I remember the teacher. She was a well liked teacher, but, she taught the class I was dreading.
I waited as long as I could. I prayed for snow days, for an illness. The last class I wanted to EVER take was…. SPEECH. I survived.
I moved on to college. I have never liked talking in front of others. So why in the world would I go into teaching? “That’s different” I would tell everyone.
I got through college and two rounds of graduate school. Speaking in front of others got easier. But then again, I was constantly speaking in front of groups of my peers. I was never challenging myself further than that.
I dipped my toe lightly in the "speaking water" and spoke at a few EdCamp sessions this past year, so when someone suggested submitting a proposal for the state technology conference I thought, why not? (secretly thinking that there was NO way MY proposal would get through at a state conference). It did.
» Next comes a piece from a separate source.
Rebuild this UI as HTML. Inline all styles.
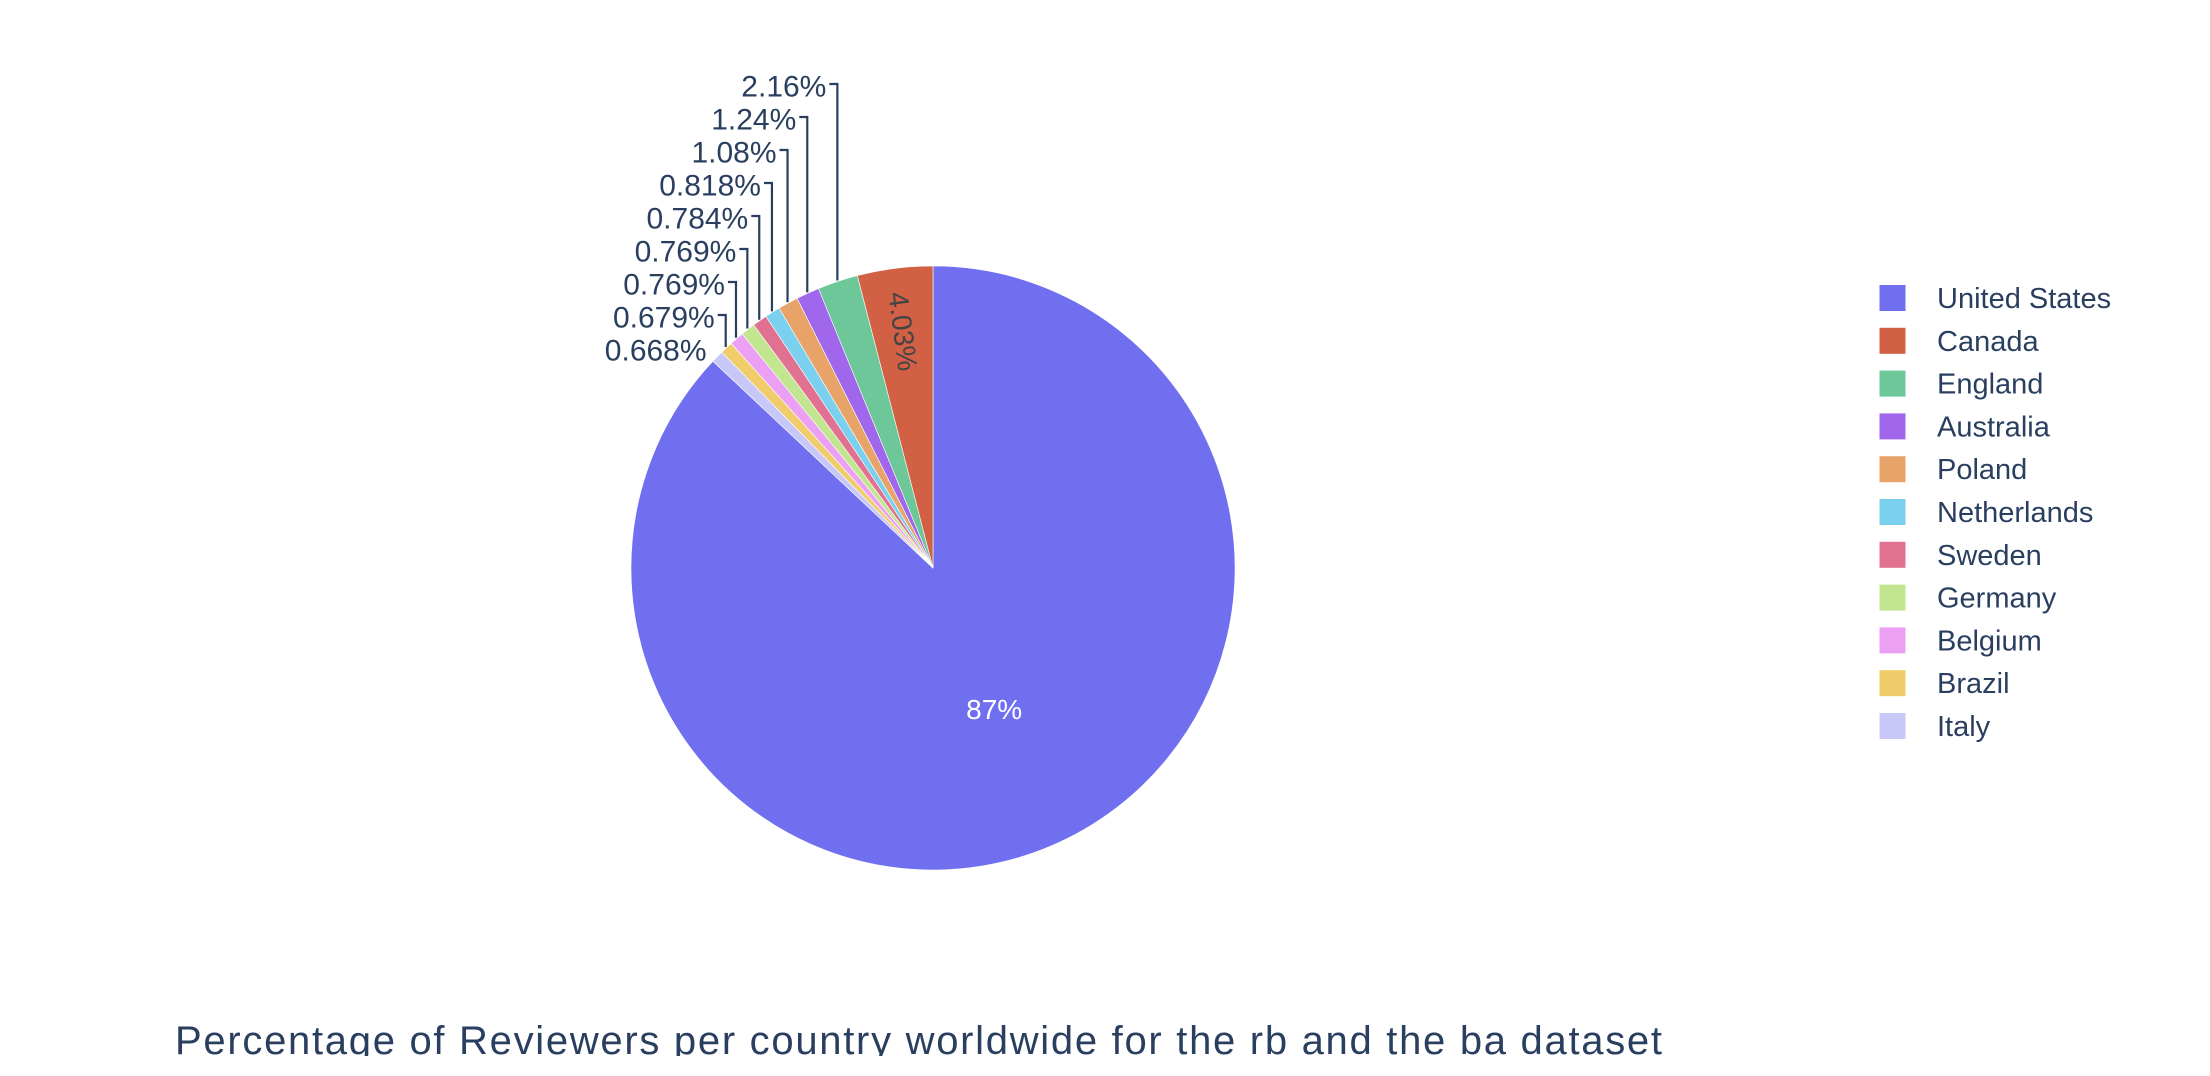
<!DOCTYPE html>
<html><head><meta charset="utf-8"><style>
html,body{margin:0;padding:0;background:#fff;}
#wrap{width:2210px;height:1076px;position:relative;overflow:hidden;}
svg text{font-family:"Liberation Sans",sans-serif;}
</style></head><body>
<div id="wrap">
<svg id="svg" width="2210" height="1076" xmlns="http://www.w3.org/2000/svg">
<defs><clipPath id="tc"><rect x="0" y="0" width="2210" height="1056"/></clipPath></defs>
<g id="slices"></g>
<g id="labels"></g>
<g id="legend"></g>
<text x="175" y="1054" font-size="40" fill="#2a3f5f" clip-path="url(#tc)" textLength="1487">Percentage of Reviewers per country worldwide for the rb and the ba dataset</text>
</svg>
</div>
<script>
const countries = ["United States","Canada","England","Australia","Poland","Netherlands","Sweden","Germany","Belgium","Brazil","Italy"];
const percents = [87, 4.03, 2.16, 1.24, 1.08, 0.818, 0.784, 0.769, 0.769, 0.679, 0.668];
const labelsText = ["87%","4.03%","2.16%","1.24%","1.08%","0.818%","0.784%","0.769%","0.769%","0.679%","0.668%"];
const colors = ["#6f6ff0","#d26045","#6dc799","#a066ec","#e8a468","#7ad0ee","#e07190","#c2e690","#eca0f4","#f0cc6a","#c8c8f8"];

const NS="http://www.w3.org/2000/svg";
const cx=933, cy=568, R=302;
function mk(tag,attrs,parent){const e=document.createElementNS(NS,tag);for(const k in attrs)e.setAttribute(k,attrs[k]);parent.appendChild(e);return e;}
const total=percents.reduce((a,b)=>a+b,0);
function pt(angDeg,r){const a=angDeg*Math.PI/180;return [cx+r*Math.sin(a), cy-r*Math.cos(a)];}
const order=[0]; for(let i=countries.length-1;i>=1;i--) order.push(i);
const slicesG=document.getElementById('slices'), labG=document.getElementById('labels');
let ang=0; const mids={};
order.forEach(i=>{
  const span=percents[i]/total*360, a0=ang, a1=ang+span; ang=a1;
  mids[i]=(a0+a1)/2;
  const p0=pt(a0,R), p1=pt(a1,R);
  const large=span>180?1:0;
  const p=mk('path',{d:`M${cx},${cy} L${p0[0]},${p0[1]} A${R},${R} 0 ${large} 1 ${p1[0]},${p1[1]} Z`,fill:colors[i],stroke:'#fff','stroke-width':0.6},slicesG);
  
  
});
{
  const m=mids[0], q=pt(m,R*0.51);
  const t=mk('text',{x:q[0],y:q[1],'font-size':28,fill:'#fff','text-anchor':'middle','dominant-baseline':'central'},labG);
  t.textContent=labelsText[0];
  
  
  const m1=mids[1], q1=pt(m1,R*0.79);
  const rot=90+(m1-360);
  const t1=mk('text',{x:q1[0],y:q1[1],'font-size':28,fill:'#444','text-anchor':'middle','dominant-baseline':'central',transform:`rotate(${rot} ${q1[0]} ${q1[1]})`},labG);
  t1.textContent=labelsText[1];
  
  
}
for(let i=2;i<countries.length;i++){
  const k=i-2, rowY=84+33*k;
  const p=pt(mids[i],R+1);
  let endX;
  if(p[1]-rowY>15){
    const lx=p[0];
    endX=lx-11;
    const l=mk('polyline',{points:`${p[0]},${p[1]} ${lx},${rowY} ${endX+3},${rowY}`,fill:'none',stroke:'#2a3f5f','stroke-width':2.2},labG);
    
    
  } else { endX=p[0]-10; }
  const t=mk('text',{x:endX,y:rowY+3,'font-size':30,fill:'#2a3f5f','text-anchor':'end','dominant-baseline':'central'},labG);
  t.textContent=labelsText[i];
  
  
}
const lg=document.getElementById('legend');
countries.forEach((c,i)=>{
  const y=298+42.8*i;
  const g=mk('g',{},lg);
  
  
  mk('rect',{x:1879,y:y-13.5,width:27,height:27,fill:colors[i],stroke:'#fff','stroke-width':1},g);
  const t=mk('text',{x:1937,y:y+1,'font-size':29,fill:'#2a3f5f','dominant-baseline':'central'},g);
  t.textContent=c;
});
</script>
</body></html>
So after advice and support from my friends, I faced my fear and spoke about a subject I’m very passionate about. And guess what -- I didn’t die. Am I ready to quit my job and go into full time public speaking? Nah, but I did it, and I would present again.
I actually learned a very good lesson. In order to truly ask our students (or staff) to take risks we must be willing to take risks ourselves - and share those experiences with others. Leading up to my presentation, friends shared with me their experiences and how it helped them grow. I, in turn, shared my experience with others and my students! It was definitely a growth experience.
I learned the value of taking risks and trying new things. I can reflect on my experience and grow and learn from it. If anything, it’s encouraged me to tackle more challenges! I’m eager to see what I can try next.